The Economist, speaking for Davos Person, conceded that “An influx of Chinese cars is terrifying the West” but argued editorially that “it should keep its markets open to cheap, clean vehicles”. If you believe China is manufacturing car batteries in a clean manner, you probably shouldn’t be a journalist. But of course the idea is that hollowing out what remains of American and European manufacturing to fund Chinese geopolitical ambitions is fine if at the same time it helps wealthy people obey government virtue-signalling mandates with less sacrifice. In other news, Donald Trump remains inexplicably popular outside the “one percent”.
Over in the land of evidence-based decision-making, Euractiv reports that “Europe’s major trade union organisations have expressed deep concern about the scale of the EU’s industrial decline, as structurally high energy prices continue to lay waste to a crucial pillar of the bloc’s economy.” Oh my. “‘We are facing a very worrying situation,’ European Trade Union Confederation Confederal Secretary Ludovic Voet told Euractiv. ‘These figures are a canary in a coal mine: the biggest hit are the long-term investments in buildings and equipment.’” Maybe Chrystia Freeland should explain to him that he’s imagining it. Or that someone is.

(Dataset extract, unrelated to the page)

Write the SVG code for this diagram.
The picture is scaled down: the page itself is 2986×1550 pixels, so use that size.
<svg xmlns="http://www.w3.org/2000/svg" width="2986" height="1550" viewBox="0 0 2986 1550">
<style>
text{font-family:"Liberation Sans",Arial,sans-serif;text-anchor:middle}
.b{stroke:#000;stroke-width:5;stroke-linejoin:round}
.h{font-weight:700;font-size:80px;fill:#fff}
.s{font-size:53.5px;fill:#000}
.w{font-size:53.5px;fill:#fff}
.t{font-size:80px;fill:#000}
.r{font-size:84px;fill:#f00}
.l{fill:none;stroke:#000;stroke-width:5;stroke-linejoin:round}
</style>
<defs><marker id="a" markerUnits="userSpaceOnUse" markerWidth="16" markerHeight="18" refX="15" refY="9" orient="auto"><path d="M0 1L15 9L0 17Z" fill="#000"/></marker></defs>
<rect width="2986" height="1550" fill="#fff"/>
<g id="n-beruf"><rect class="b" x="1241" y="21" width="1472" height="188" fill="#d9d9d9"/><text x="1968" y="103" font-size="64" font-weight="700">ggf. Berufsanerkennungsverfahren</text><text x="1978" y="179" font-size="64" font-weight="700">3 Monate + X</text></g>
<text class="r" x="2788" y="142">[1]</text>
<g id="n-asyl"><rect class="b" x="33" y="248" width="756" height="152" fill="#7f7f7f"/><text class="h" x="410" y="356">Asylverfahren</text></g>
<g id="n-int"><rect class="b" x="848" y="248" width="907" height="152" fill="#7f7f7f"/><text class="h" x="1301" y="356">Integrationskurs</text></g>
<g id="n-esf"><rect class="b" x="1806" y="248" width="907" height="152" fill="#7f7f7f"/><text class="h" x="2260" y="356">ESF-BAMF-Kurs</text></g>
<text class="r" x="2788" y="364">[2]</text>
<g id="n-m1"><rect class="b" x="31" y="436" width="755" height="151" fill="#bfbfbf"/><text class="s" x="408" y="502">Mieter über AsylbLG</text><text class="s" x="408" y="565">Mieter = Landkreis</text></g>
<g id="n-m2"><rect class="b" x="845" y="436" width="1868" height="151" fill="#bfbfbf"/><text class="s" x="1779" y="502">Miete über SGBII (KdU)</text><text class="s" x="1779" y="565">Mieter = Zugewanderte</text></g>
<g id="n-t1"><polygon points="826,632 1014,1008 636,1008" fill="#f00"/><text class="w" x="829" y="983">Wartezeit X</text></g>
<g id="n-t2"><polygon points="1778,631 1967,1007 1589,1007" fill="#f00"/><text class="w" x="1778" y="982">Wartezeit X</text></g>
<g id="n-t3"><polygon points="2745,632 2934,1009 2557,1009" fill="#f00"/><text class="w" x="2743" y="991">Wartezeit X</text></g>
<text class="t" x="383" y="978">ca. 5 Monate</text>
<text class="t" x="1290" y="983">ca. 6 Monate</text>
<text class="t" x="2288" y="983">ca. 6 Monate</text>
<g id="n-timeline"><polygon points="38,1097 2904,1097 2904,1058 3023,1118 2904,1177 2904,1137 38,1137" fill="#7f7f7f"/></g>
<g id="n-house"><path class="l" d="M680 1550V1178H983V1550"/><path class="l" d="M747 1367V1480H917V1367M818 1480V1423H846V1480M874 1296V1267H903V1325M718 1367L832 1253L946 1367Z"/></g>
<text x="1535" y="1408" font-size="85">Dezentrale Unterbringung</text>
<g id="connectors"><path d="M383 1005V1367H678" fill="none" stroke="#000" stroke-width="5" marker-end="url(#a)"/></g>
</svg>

Mind you that Economist “leader”, as the British call such voice-of-institutional-wisdom pieces, concludes “Policymakers should therefore curb their protectionist instincts and worry only in the unlikely event that Western carmakers implode altogether.” At which point we um uh yes well that is to say…

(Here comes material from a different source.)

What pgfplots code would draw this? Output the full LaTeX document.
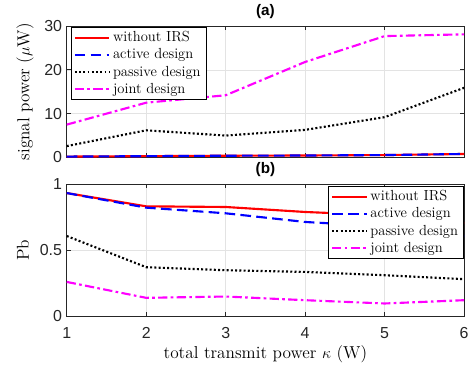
\documentclass[border=0pt]{standalone}
\usepackage{fontspec}
\usepackage{pgfplots}
\pgfplotsset{compat=1.18}
\newfontfamily\helv{Liberation Sans}
\definecolor{axgray}{gray}{0.15}
\definecolor{mag}{rgb}{1,0,1}
\pgfplotsset{
  myax/.style={
    scale only axis, width=299.25pt, height=99pt,
    xmin=1, xmax=6, xtick={1,2,3,4,5,6},
    axis line style={axgray, line width=0.5pt},
    tick style={axgray, line width=0.5pt},
    major tick length=3pt,
    tick align=inside,
    xtick pos=both, ytick pos=both,
    grid=major, major grid style={gray!22, line width=0.4pt},
    tick label style={font=\fontsize{12}{13}\helv, text=axgray},
    xticklabel style={yshift=-5pt},
    /pgf/number format/assume math mode=true,
    label style={font=\fontsize{13}{15}\selectfont},
    title style={font=\fontsize{11.5}{13}\helv\bfseries, at={(axis description cs:0.5,1)}, anchor=south, yshift=-4pt},
    legend style={font=\fontsize{11}{13.8}\selectfont, draw=black, line width=0.5pt, fill=white, inner xsep=2pt, inner ysep=1.5pt, row sep=-0.3pt},
    legend cell align=left,
    legend image code/.code={\draw[##1] (0pt,0pt) -- (26pt,0pt);},
  },
  s1/.style={red, line width=1.6pt, solid},
  s2/.style={blue, line width=1.6pt, dash pattern=on 8pt off 4pt},
  s3/.style={black, line width=1.6pt, dash pattern=on 1.5pt off 1.7pt},
  s4/.style={mag, line width=1.6pt, dash pattern=on 7pt off 2.5pt on 2pt off 2.5pt},
}
\begin{document}
\begin{tikzpicture}
\path (0,0) rectangle (354.75pt,271.5pt);
\begin{axis}[myax, at={(50.25pt,153.75pt)}, anchor=south west,
  ymin=0, ymax=30, ytick={0,10,20,30}, xticklabels={},
  title={(a)},
  ylabel={signal power ($\mu$W)},
  ylabel style={at={(axis description cs:-0.105,0.5)}, anchor=center},
  legend style={at={(axis description cs:0.01,0.995)}, anchor=north west}]
\addplot[s1] coordinates {(1,0.2) (2,0.3) (3,0.4) (4,0.45) (5,0.55) (6,0.8)};
\addplot[s2] coordinates {(1,0.2) (2,0.3) (3,0.4) (4,0.45) (5,0.55) (6,0.8)};
\addplot[s3] coordinates {(1,2.6) (2,6.2) (3,5.0) (4,6.3) (5,9.2) (6,15.9)};
\addplot[s4] coordinates {(1,7.5) (2,12.5) (3,14.2) (4,21.8) (5,27.7) (6,28.1)};
\legend{without IRS, active design, passive design, joint design}
\end{axis}
\begin{axis}[myax, at={(50.25pt,34.5pt)}, anchor=south west,
  ymin=0, ymax=1, ytick={0,0.5,1},
  title={(b)},
  ylabel={Pb},
  ylabel style={at={(axis description cs:-0.11,0.5)}, anchor=center},
  xlabel={total transmit power $\kappa$ (W)},
  xlabel style={at={(axis description cs:0.5,-0.29)}, anchor=center},
  legend style={at={(axis description cs:0.999,0.99)}, anchor=north east}]
\addplot[s1] coordinates {(1,0.934) (2,0.833) (3,0.828) (4,0.79) (5,0.765) (6,0.706)};
\addplot[s2] coordinates {(1,0.934) (2,0.823) (3,0.78) (4,0.714) (5,0.68) (6,0.607)};
\addplot[s3] coordinates {(1,0.607) (2,0.37) (3,0.347) (4,0.334) (5,0.309) (6,0.279)};
\addplot[s4] coordinates {(1,0.258) (2,0.137) (3,0.147) (4,0.119) (5,0.094) (6,0.119)};
\legend{without IRS, active design, passive design, joint design}
\end{axis}
\end{tikzpicture}
\end{document}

There’s reality, however remote it may feel to the super-rich in Davos.
Oh, and speaking of clean, Blacklock’s notes the awkward fact that “A taxpayer-subsidized electric auto battery factory is under Department of Fisheries review over ‘potential for the destruction of wetlands and fish habitat.’ Prime Minister Justin Trudeau had called the Northvolt plant ‘the world’s cleanest.’” Again, it’s not fact-based so facts don’t dent it.